Okay so I looked here:

http://en.wikipedia.org/wiki/Climate_model#Zero-dimensional_models

and I see that I was

1. failing to take into account the effect of emissivity < 1
2. getting my geometric factor wrong (apparently the irradiated surface should be considered to be circular rather than hemispherical?)

I reproduced their result of about 15°C, but I don't know where -18 comes from still. They say that their albedo and emissivity are chosen to account for clouds and greenhouse effect already, so maybe that's it.
 
phyzguy said:
The area of sunlight that the Earth intercepts is pi*r^2, while the surface area that radiates energy away is 4*pi*r^2, so the ratio of the absorbing area to radiating area is 4, not 2. Figuring this, and the albedo of 0.37, gives a temperature of:
[tex]T=[\frac{1400*(1-.37)}{4*5.67*10^{-8}}]^{1/4} = 250K = -23C[/tex]

I agree. It looks like if you keep the emissivity factor out of it (i.e. assume it is 1), more will be radiated away, and the temperature will be colder (-23°C), whereas if I take their emissivity value, less is radiated away, and the temperature reaches 8°C (the discrespancy between this and their value of 15°C is because they used a lower albedo of 0.3). So it all makes sense. Thank you.
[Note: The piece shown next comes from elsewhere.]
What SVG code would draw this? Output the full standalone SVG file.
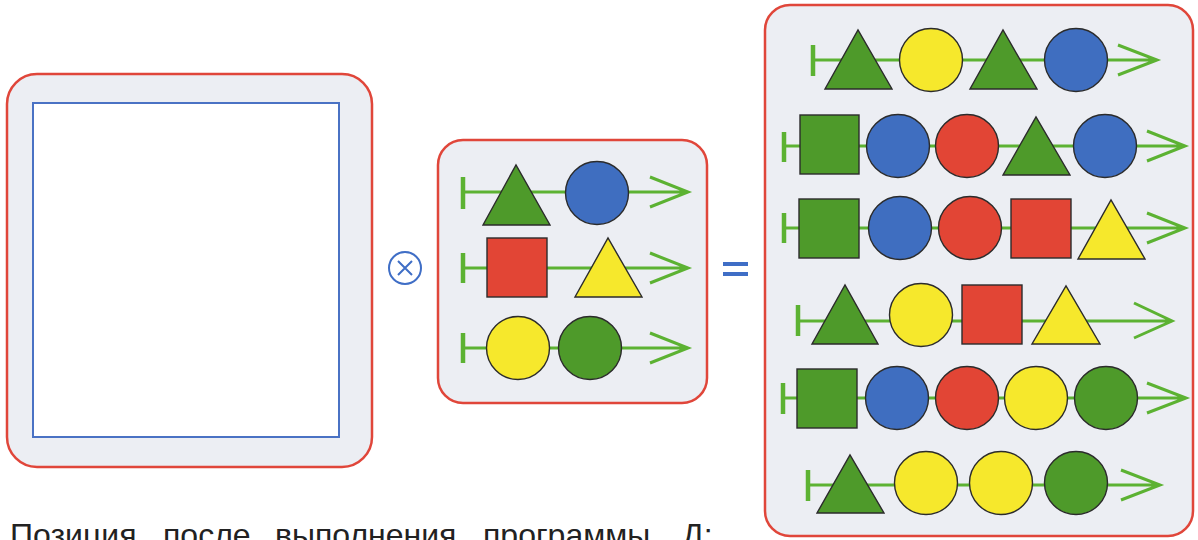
<svg xmlns="http://www.w3.org/2000/svg" width="1198" height="540" viewBox="0 0 1198 540">
<style>
.panel{fill:#eceef3;stroke:#e0463a;stroke-width:2.5}
.sh{stroke:#2b2b2b;stroke-width:1.4}
.g{fill:#4e9a2a}
.b{fill:#3f6ec0}
.r{fill:#e24535}
.y{fill:#f6e82c}
.ax{stroke:#5cb232;stroke-width:3;fill:none;stroke-linecap:butt}
.bar{stroke:#5cb232;stroke-width:4.5}
.op{stroke:#3f6ec6;stroke-width:2;fill:none}
.txt{font-family:"Liberation Sans",Arial,sans-serif;font-size:32px;fill:#222222}
</style>
<rect width="1198" height="540" fill="#ffffff"/>

<g id="left-panel">
<rect class="panel" x="7" y="74" width="365" height="393" rx="30"/>
<rect x="33" y="103" width="306" height="334" fill="#ffffff" stroke="#4a72c4" stroke-width="2"/>
</g>

<g id="op-times">
<circle class="op" cx="405" cy="268" r="16"/>
<path class="op" d="M398,261 L412,275 M412,261 L398,275"/>
</g>

<g id="op-equals">
<rect x="723" y="262" width="25" height="4" fill="#3f6ec6"/>
<rect x="723" y="272" width="25" height="4" fill="#3f6ec6"/>
</g>

<g id="middle-panel">
<rect class="panel" x="438" y="140" width="269" height="263" rx="25"/>
</g>
<g id="right-panel">
<rect class="panel" x="765" y="5" width="428" height="531" rx="25"/>
</g>

<g id="connectors">
<line class="bar" x1="463" y1="177" x2="463" y2="209"/>
<path class="ax" d="M463,192 H688 M650,177 L688,192 L650,207"/>
<line class="bar" x1="463" y1="253" x2="463" y2="283"/>
<path class="ax" d="M463,268 H688 M650,253 L688,268 L650,283"/>
<line class="bar" x1="463" y1="333" x2="463" y2="363"/>
<path class="ax" d="M463,348 H688 M650,333 L688,348 L650,363"/>
<line class="bar" x1="813" y1="45" x2="813" y2="76"/>
<path class="ax" d="M813,60 H1157 M1118,45 L1157,60 L1118,75"/>
<line class="bar" x1="784" y1="132" x2="784" y2="162"/>
<path class="ax" d="M784,146 H1185 M1147,131 L1185,146 L1147,161"/>
<line class="bar" x1="784" y1="213" x2="784" y2="243"/>
<path class="ax" d="M784,228 H1185 M1147,213 L1185,228 L1147,243"/>
<line class="bar" x1="798" y1="305" x2="798" y2="336"/>
<path class="ax" d="M798,321 H1172 M1134,303 L1172,321 L1134,338"/>
<line class="bar" x1="783" y1="383" x2="783" y2="414"/>
<path class="ax" d="M783,398 H1186 M1147,383 L1186,398 L1147,413"/>
<line class="bar" x1="808" y1="470" x2="808" y2="501"/>
<path class="ax" d="M808,485 H1160 M1121,470 L1160,485 L1121,500"/>
</g>

<g id="m-row1">
<polygon class="sh g" points="483,225 550,225 516,165"/>
<circle class="sh b" cx="597" cy="193" r="31.5"/>
</g>
<g id="m-row2">
<rect class="sh r" x="487" y="238" width="60" height="59"/>
<polygon class="sh y" points="575,297 642,297 608,238"/>
</g>
<g id="m-row3">
<circle class="sh y" cx="518" cy="348" r="31.5"/>
<circle class="sh g" cx="590" cy="348" r="31.5"/>
</g>

<g id="r-row1">
<polygon class="sh g" points="825,89 892,89 858,30"/>
<circle class="sh y" cx="931" cy="60" r="31.5"/>
<polygon class="sh g" points="970,89 1037,89 1003,30"/>
<circle class="sh b" cx="1076" cy="60" r="31.5"/>
</g>
<g id="r-row2">
<rect class="sh g" x="800" y="115" width="59" height="59"/>
<circle class="sh b" cx="898" cy="146" r="31.5"/>
<circle class="sh r" cx="967" cy="146" r="31.5"/>
<polygon class="sh g" points="1003,175 1070,175 1036,117"/>
<circle class="sh b" cx="1105" cy="146" r="31.5"/>
</g>
<g id="r-row3">
<rect class="sh g" x="799" y="199" width="60" height="59"/>
<circle class="sh b" cx="900" cy="228" r="31.5"/>
<circle class="sh r" cx="970" cy="228" r="31.5"/>
<rect class="sh r" x="1011" y="199" width="60" height="59"/>
<polygon class="sh y" points="1078,259 1145,259 1111,200"/>
</g>
<g id="r-row4">
<polygon class="sh g" points="812,344 878,344 845,285"/>
<circle class="sh y" cx="921" cy="315" r="31.5"/>
<rect class="sh r" x="962" y="285" width="60" height="59"/>
<polygon class="sh y" points="1032,344 1100,344 1066,286"/>
</g>
<g id="r-row5">
<rect class="sh g" x="797" y="369" width="60" height="59"/>
<circle class="sh b" cx="897" cy="398" r="31.5"/>
<circle class="sh r" cx="967" cy="398" r="31.5"/>
<circle class="sh y" cx="1036" cy="398" r="31.5"/>
<circle class="sh g" cx="1106" cy="398" r="31.5"/>
</g>
<g id="r-row6">
<polygon class="sh g" points="817,513 884,513 850,455"/>
<circle class="sh y" cx="926" cy="483" r="31.5"/>
<circle class="sh y" cx="1001" cy="483" r="31.5"/>
<circle class="sh g" cx="1076" cy="483" r="31.5"/>
</g>

<g id="caption" class="txt">
<text x="10" y="546">Позиция</text>
<text x="163" y="546">после</text>
<text x="275" y="546">выполнения</text>
<text x="483" y="546">программы</text>
<text x="682" y="546">Д:</text>
</g>
</svg>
EDIT: In fact if I use their albedo value of 0.3, but an emissivity of 1, then I get -17°C, which is close enough for me!
 
I got 6°C, using the fact that the reflectivity + emissivity = 1 (I'm not sure how they justify albedo + emissivity <1)

Of course, the Earth also *generates* heat by radioactive decay:

http://physicsworld.com/cws/article/news/46592

but it's too early in the day for me to work through the (0th order) correction.
 
I think the interior heat is negligible in terms of the heat balance of the Earth. This article says that the heat flowing from the interior is ~ 4x10^13 W. The heat absorbed from the sun is ~ 1.4x10^3 W/m2 * pi * (6.4x10^6m)^2 * (0.7) ~ 10^17 W.
 
cepheid said:
I saw a claim today that without the greenhouse effect, Earth's surface would be on average at a chilling -18°C (note: this is not a climate change thread).

The consensus of informed opinion is that the blanket of greenhouse gases increases the Earth's surface temperature by an average of 39°C. That surface temperature is usually given as 288K (15°C). My calculations give an unblanketed surface temperature of -14°C, not -18C. You didn't specify your source.